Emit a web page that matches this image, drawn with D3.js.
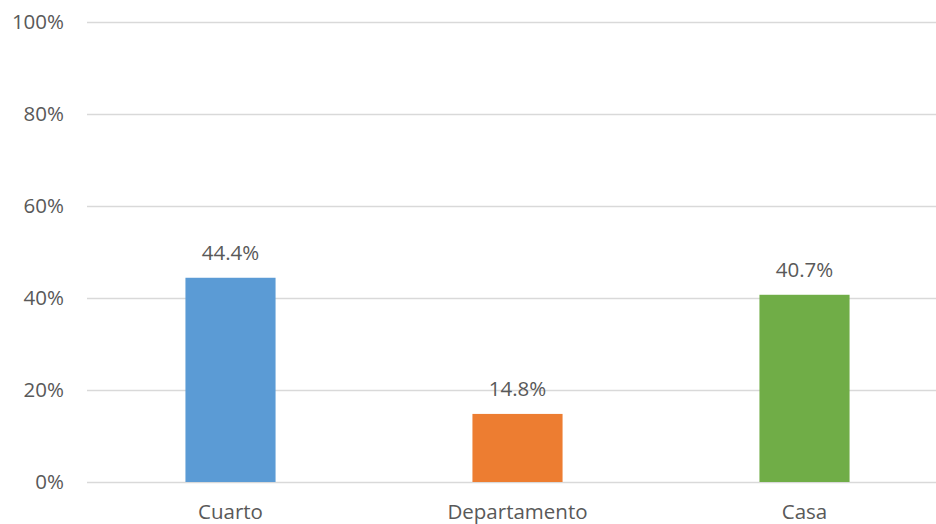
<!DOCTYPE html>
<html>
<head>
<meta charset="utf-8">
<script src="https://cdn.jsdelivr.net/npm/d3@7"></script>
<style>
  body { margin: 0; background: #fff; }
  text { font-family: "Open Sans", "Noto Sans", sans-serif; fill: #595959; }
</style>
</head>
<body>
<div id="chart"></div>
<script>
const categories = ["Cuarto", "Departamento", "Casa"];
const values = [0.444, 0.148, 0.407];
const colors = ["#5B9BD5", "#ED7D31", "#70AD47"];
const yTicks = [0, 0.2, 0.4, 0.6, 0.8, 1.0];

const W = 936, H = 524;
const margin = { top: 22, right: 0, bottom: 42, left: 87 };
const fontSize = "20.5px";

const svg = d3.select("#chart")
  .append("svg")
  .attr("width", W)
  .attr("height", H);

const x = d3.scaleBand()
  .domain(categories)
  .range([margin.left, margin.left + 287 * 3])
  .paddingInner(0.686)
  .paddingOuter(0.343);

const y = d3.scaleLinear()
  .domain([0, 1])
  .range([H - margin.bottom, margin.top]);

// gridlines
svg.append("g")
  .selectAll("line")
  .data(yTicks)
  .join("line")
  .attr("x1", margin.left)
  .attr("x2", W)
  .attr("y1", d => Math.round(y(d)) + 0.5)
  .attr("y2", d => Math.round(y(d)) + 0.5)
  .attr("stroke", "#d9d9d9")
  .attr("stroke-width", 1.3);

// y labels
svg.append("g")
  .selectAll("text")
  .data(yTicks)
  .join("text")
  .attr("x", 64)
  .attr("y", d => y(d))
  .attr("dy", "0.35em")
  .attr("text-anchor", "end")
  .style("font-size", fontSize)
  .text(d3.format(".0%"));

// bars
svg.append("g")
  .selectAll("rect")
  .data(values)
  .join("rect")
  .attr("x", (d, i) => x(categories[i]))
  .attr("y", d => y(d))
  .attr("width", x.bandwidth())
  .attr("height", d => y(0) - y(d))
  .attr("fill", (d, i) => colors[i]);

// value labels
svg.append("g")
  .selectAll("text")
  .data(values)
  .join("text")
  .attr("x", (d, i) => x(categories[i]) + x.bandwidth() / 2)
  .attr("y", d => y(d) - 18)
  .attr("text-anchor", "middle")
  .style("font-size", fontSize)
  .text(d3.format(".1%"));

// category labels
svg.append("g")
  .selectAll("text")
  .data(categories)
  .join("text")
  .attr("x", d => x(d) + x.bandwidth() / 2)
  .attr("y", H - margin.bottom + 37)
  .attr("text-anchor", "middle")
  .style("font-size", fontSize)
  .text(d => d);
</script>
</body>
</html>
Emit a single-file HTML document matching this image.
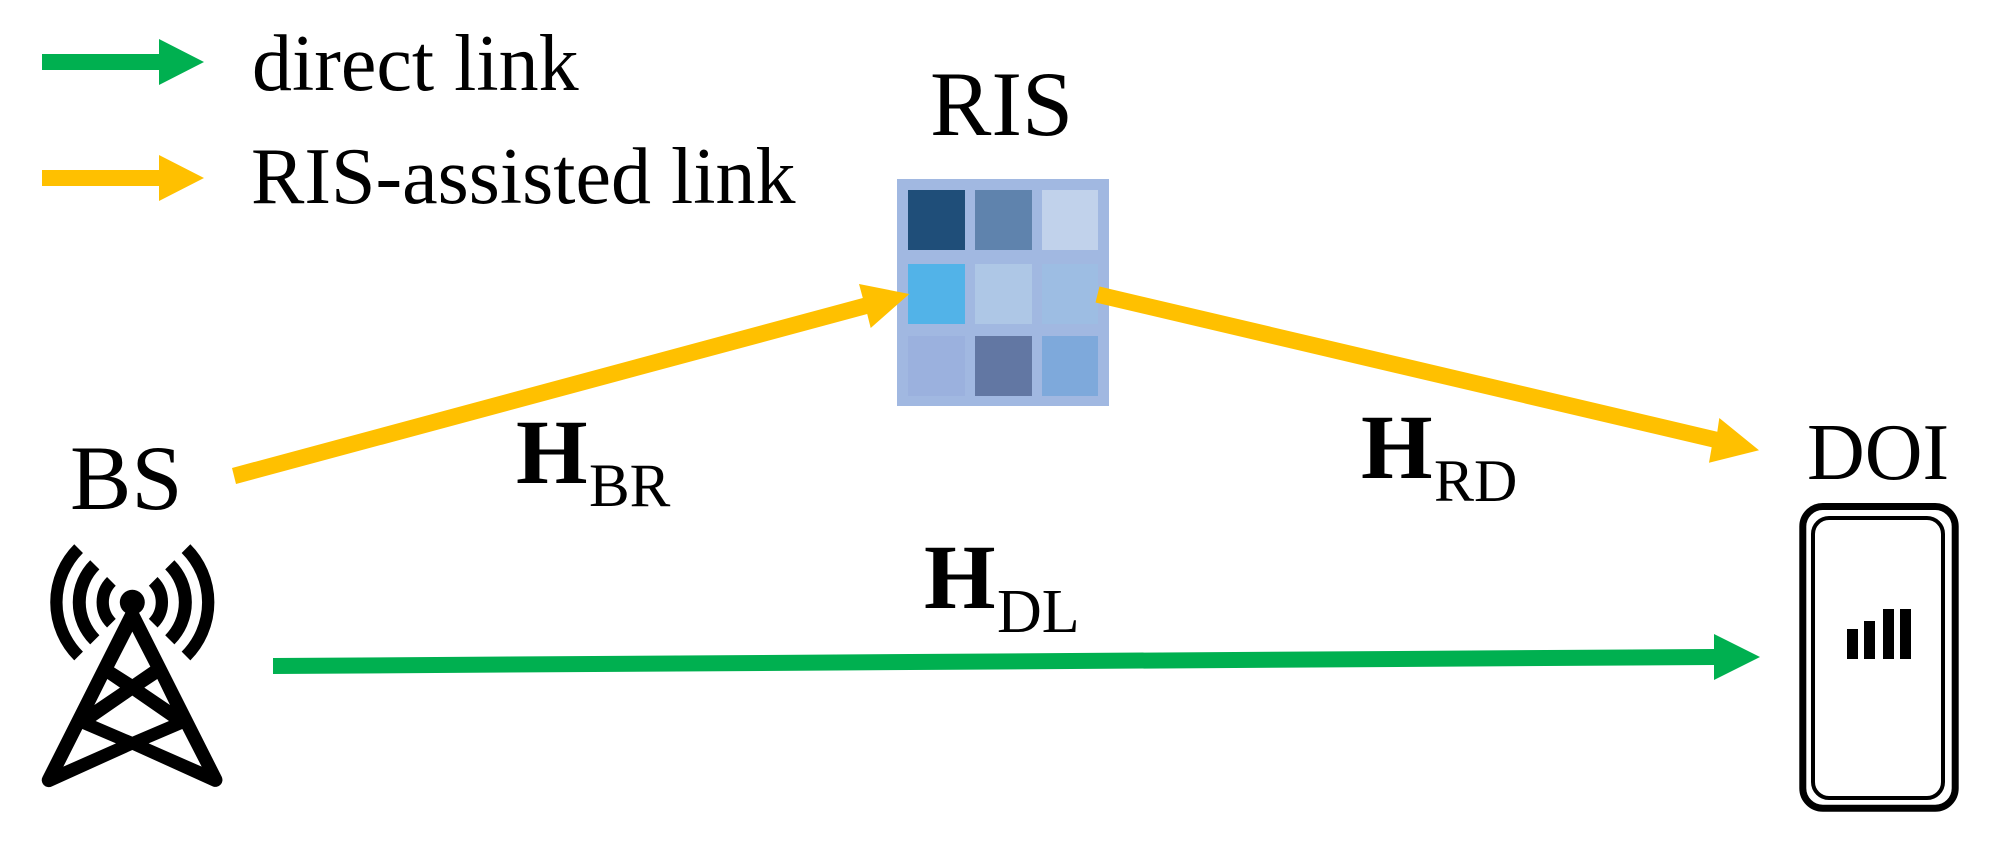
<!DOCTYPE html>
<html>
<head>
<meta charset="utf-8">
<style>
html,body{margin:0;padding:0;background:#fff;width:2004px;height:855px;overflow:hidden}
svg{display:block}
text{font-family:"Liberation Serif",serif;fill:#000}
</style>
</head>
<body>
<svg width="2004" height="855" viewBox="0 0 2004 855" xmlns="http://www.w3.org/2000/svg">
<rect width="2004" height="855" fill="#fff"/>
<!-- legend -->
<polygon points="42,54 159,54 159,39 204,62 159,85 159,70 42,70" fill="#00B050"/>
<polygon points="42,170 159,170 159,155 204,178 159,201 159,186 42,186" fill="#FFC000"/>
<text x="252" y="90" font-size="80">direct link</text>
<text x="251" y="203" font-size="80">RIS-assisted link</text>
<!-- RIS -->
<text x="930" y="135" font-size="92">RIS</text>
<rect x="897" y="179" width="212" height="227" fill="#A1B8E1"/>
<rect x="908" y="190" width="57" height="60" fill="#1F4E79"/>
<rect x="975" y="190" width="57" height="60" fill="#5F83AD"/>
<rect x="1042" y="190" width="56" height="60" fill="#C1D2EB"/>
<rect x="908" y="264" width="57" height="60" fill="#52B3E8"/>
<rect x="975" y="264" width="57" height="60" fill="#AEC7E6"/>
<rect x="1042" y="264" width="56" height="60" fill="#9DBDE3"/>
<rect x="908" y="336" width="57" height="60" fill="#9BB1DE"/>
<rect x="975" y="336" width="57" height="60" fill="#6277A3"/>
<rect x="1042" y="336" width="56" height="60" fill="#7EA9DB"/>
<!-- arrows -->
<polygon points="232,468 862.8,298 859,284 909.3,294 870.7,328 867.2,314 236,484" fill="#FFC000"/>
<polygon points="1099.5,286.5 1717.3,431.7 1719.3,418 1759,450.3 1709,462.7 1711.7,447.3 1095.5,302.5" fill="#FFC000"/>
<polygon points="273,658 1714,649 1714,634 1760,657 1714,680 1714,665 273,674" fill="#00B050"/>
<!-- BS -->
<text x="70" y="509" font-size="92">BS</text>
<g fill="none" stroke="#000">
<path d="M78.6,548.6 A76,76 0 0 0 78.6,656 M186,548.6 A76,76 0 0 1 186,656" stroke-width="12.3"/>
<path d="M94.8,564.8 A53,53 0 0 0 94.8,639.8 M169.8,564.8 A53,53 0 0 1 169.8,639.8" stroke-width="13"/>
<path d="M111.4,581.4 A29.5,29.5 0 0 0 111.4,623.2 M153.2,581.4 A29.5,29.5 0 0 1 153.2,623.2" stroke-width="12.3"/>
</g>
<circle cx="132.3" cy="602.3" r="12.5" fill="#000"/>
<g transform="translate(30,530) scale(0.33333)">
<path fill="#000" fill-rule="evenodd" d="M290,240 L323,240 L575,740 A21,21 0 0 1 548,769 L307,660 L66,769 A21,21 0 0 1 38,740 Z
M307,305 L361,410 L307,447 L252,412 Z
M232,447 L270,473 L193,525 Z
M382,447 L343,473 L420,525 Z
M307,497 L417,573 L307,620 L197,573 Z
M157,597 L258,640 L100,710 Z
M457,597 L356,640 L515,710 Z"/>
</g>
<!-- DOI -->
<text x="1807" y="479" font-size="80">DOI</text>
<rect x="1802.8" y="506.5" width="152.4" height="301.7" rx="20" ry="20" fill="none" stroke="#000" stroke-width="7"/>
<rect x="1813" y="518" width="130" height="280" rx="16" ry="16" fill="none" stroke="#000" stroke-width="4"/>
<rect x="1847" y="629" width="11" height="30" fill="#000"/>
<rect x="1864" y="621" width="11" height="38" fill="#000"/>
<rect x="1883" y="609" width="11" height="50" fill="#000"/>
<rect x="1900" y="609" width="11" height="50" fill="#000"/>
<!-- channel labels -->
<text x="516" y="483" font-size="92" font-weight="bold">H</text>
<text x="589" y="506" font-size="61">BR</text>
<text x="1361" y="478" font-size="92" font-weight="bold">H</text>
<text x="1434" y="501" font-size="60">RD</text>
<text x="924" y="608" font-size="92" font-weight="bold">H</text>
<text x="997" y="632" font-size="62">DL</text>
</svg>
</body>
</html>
-----
Copy out each line in the listing that has the word "this".

Emit a web page that matches this image, drawn with D3.js.
Emit a single-file HTML document matching this image.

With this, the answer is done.